:: TASK DESCRIPTION ::
Reproduce all the lines below exactly and omit the images.

:: INFORMATION PROVIDED ::
★ ★ ★

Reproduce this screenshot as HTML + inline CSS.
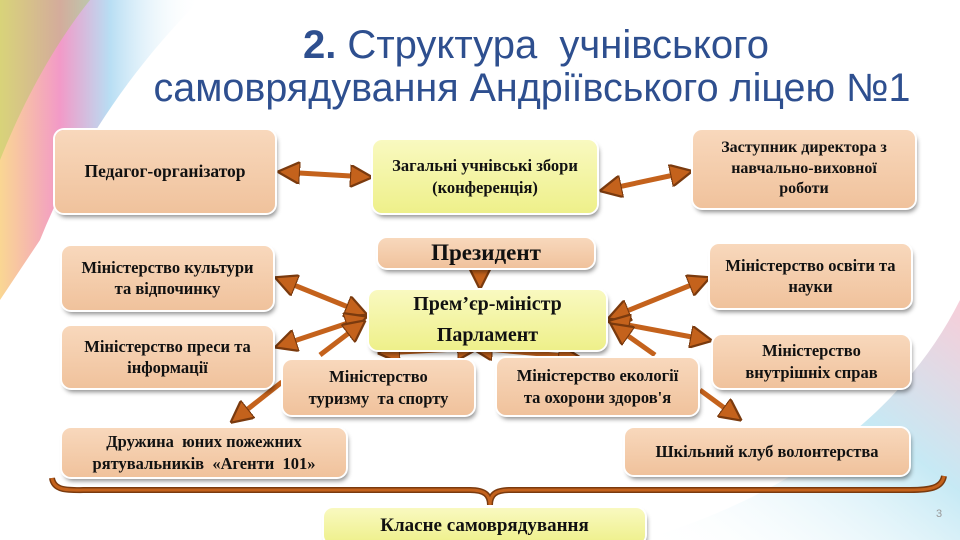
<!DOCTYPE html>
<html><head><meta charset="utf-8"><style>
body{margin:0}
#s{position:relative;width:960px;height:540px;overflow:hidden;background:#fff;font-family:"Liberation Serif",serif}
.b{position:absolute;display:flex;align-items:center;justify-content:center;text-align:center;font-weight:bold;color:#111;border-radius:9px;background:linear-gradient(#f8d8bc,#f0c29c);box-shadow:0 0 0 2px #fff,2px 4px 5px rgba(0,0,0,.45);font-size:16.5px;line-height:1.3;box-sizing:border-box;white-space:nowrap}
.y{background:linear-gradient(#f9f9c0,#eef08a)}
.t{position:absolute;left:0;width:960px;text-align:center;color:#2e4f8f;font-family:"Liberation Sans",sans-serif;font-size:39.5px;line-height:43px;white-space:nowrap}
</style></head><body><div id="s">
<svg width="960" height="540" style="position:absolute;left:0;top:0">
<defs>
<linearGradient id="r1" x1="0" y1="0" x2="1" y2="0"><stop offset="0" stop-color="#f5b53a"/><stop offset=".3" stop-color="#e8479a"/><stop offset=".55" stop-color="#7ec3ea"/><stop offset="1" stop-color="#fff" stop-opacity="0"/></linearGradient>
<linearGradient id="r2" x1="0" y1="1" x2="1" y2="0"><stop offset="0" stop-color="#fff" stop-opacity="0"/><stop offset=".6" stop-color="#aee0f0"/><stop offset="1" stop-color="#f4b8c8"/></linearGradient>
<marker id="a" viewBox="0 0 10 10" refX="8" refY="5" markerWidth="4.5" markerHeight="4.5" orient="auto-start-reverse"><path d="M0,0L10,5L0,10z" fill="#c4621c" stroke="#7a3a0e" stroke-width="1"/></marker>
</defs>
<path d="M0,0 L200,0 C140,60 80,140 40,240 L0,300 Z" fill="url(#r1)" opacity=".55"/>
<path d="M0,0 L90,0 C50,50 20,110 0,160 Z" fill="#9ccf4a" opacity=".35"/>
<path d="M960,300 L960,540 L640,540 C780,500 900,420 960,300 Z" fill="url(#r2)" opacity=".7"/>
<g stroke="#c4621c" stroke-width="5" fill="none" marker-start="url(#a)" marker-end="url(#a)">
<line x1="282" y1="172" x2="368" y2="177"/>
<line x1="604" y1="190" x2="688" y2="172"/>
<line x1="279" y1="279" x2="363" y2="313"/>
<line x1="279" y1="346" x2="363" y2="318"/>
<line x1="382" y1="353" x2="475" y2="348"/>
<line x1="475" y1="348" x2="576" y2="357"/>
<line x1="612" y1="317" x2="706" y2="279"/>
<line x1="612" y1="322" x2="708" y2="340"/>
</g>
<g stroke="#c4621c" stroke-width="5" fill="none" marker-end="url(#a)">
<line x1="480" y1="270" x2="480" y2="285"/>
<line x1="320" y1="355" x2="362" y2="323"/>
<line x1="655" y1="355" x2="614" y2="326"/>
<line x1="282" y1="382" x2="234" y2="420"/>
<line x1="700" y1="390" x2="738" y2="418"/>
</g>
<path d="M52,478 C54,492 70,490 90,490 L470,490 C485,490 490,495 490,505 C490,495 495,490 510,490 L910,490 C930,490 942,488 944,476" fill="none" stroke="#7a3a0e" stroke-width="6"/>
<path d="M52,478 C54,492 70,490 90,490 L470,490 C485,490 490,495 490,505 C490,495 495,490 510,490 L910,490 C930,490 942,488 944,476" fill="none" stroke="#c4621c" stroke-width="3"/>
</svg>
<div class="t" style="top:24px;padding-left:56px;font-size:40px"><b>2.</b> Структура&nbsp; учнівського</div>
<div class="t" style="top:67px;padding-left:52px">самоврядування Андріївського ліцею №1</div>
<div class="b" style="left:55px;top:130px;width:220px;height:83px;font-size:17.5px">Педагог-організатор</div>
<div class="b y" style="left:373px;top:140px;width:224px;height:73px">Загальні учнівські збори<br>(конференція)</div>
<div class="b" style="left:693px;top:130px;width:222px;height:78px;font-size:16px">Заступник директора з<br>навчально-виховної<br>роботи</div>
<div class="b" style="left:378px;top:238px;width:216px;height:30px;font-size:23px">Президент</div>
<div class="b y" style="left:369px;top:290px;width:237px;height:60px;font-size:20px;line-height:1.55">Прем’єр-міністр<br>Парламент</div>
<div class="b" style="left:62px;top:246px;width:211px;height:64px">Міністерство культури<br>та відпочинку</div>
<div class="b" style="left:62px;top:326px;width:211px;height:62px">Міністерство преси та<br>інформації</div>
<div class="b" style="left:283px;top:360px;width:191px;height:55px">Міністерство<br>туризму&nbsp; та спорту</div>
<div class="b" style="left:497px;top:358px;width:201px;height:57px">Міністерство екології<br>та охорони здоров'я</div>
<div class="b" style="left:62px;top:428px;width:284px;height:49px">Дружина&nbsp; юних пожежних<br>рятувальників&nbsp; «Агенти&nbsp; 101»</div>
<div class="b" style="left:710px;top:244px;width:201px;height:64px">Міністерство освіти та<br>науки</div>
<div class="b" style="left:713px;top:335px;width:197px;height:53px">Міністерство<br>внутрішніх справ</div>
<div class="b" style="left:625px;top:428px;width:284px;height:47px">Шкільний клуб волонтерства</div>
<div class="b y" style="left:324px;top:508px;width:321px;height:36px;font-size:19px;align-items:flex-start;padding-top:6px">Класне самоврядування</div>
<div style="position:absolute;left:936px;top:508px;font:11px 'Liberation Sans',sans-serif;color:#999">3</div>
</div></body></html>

★ ★ ★

:: SOLUTION FOR THIS PROBLEM ::
Reproduce this screenshot as HTML + inline CSS.
<!DOCTYPE html>
<html><head><meta charset="utf-8"><style>
body{margin:0}
#s{position:relative;width:960px;height:540px;overflow:hidden;background:#fff;font-family:"Liberation Serif",serif}
.b{position:absolute;display:flex;align-items:center;justify-content:center;text-align:center;font-weight:bold;color:#111;border-radius:9px;background:linear-gradient(#f8d8bc,#f0c29c);box-shadow:0 0 0 2px #fff,2px 4px 5px rgba(0,0,0,.45);font-size:16.5px;line-height:1.3;box-sizing:border-box;white-space:nowrap}
.y{background:linear-gradient(#f9f9c0,#eef08a)}
.t{position:absolute;left:0;width:960px;text-align:center;color:#2e4f8f;font-family:"Liberation Sans",sans-serif;font-size:39.5px;line-height:43px;white-space:nowrap}
</style></head><body><div id="s">
<svg width="960" height="540" style="position:absolute;left:0;top:0">
<defs>
<linearGradient id="r1" x1="0" y1="0" x2="1" y2="0"><stop offset="0" stop-color="#f5b53a"/><stop offset=".3" stop-color="#e8479a"/><stop offset=".55" stop-color="#7ec3ea"/><stop offset="1" stop-color="#fff" stop-opacity="0"/></linearGradient>
<linearGradient id="r2" x1="0" y1="1" x2="1" y2="0"><stop offset="0" stop-color="#fff" stop-opacity="0"/><stop offset=".6" stop-color="#aee0f0"/><stop offset="1" stop-color="#f4b8c8"/></linearGradient>
<marker id="a" viewBox="0 0 10 10" refX="8" refY="5" markerWidth="4.5" markerHeight="4.5" orient="auto-start-reverse"><path d="M0,0L10,5L0,10z" fill="#c4621c" stroke="#7a3a0e" stroke-width="1"/></marker>
</defs>
<path d="M0,0 L200,0 C140,60 80,140 40,240 L0,300 Z" fill="url(#r1)" opacity=".55"/>
<path d="M0,0 L90,0 C50,50 20,110 0,160 Z" fill="#9ccf4a" opacity=".35"/>
<path d="M960,300 L960,540 L640,540 C780,500 900,420 960,300 Z" fill="url(#r2)" opacity=".7"/>
<g stroke="#c4621c" stroke-width="5" fill="none" marker-start="url(#a)" marker-end="url(#a)">
<line x1="282" y1="172" x2="368" y2="177"/>
<line x1="604" y1="190" x2="688" y2="172"/>
<line x1="279" y1="279" x2="363" y2="313"/>
<line x1="279" y1="346" x2="363" y2="318"/>
<line x1="382" y1="353" x2="475" y2="348"/>
<line x1="475" y1="348" x2="576" y2="357"/>
<line x1="612" y1="317" x2="706" y2="279"/>
<line x1="612" y1="322" x2="708" y2="340"/>
</g>
<g stroke="#c4621c" stroke-width="5" fill="none" marker-end="url(#a)">
<line x1="480" y1="270" x2="480" y2="285"/>
<line x1="320" y1="355" x2="362" y2="323"/>
<line x1="655" y1="355" x2="614" y2="326"/>
<line x1="282" y1="382" x2="234" y2="420"/>
<line x1="700" y1="390" x2="738" y2="418"/>
</g>
<path d="M52,478 C54,492 70,490 90,490 L470,490 C485,490 490,495 490,505 C490,495 495,490 510,490 L910,490 C930,490 942,488 944,476" fill="none" stroke="#7a3a0e" stroke-width="6"/>
<path d="M52,478 C54,492 70,490 90,490 L470,490 C485,490 490,495 490,505 C490,495 495,490 510,490 L910,490 C930,490 942,488 944,476" fill="none" stroke="#c4621c" stroke-width="3"/>
</svg>
<div class="t" style="top:24px;padding-left:56px;font-size:40px"><b>2.</b> Структура&nbsp; учнівського</div>
<div class="t" style="top:67px;padding-left:52px">самоврядування Андріївського ліцею №1</div>
<div class="b" style="left:55px;top:130px;width:220px;height:83px;font-size:17.5px">Педагог-організатор</div>
<div class="b y" style="left:373px;top:140px;width:224px;height:73px">Загальні учнівські збори<br>(конференція)</div>
<div class="b" style="left:693px;top:130px;width:222px;height:78px;font-size:16px">Заступник директора з<br>навчально-виховної<br>роботи</div>
<div class="b" style="left:378px;top:238px;width:216px;height:30px;font-size:23px">Президент</div>
<div class="b y" style="left:369px;top:290px;width:237px;height:60px;font-size:20px;line-height:1.55">Прем’єр-міністр<br>Парламент</div>
<div class="b" style="left:62px;top:246px;width:211px;height:64px">Міністерство культури<br>та відпочинку</div>
<div class="b" style="left:62px;top:326px;width:211px;height:62px">Міністерство преси та<br>інформації</div>
<div class="b" style="left:283px;top:360px;width:191px;height:55px">Міністерство<br>туризму&nbsp; та спорту</div>
<div class="b" style="left:497px;top:358px;width:201px;height:57px">Міністерство екології<br>та охорони здоров'я</div>
<div class="b" style="left:62px;top:428px;width:284px;height:49px">Дружина&nbsp; юних пожежних<br>рятувальників&nbsp; «Агенти&nbsp; 101»</div>
<div class="b" style="left:710px;top:244px;width:201px;height:64px">Міністерство освіти та<br>науки</div>
<div class="b" style="left:713px;top:335px;width:197px;height:53px">Міністерство<br>внутрішніх справ</div>
<div class="b" style="left:625px;top:428px;width:284px;height:47px">Шкільний клуб волонтерства</div>
<div class="b y" style="left:324px;top:508px;width:321px;height:36px;font-size:19px;align-items:flex-start;padding-top:6px">Класне самоврядування</div>
<div style="position:absolute;left:936px;top:508px;font:11px 'Liberation Sans',sans-serif;color:#999">3</div>
</div></body></html>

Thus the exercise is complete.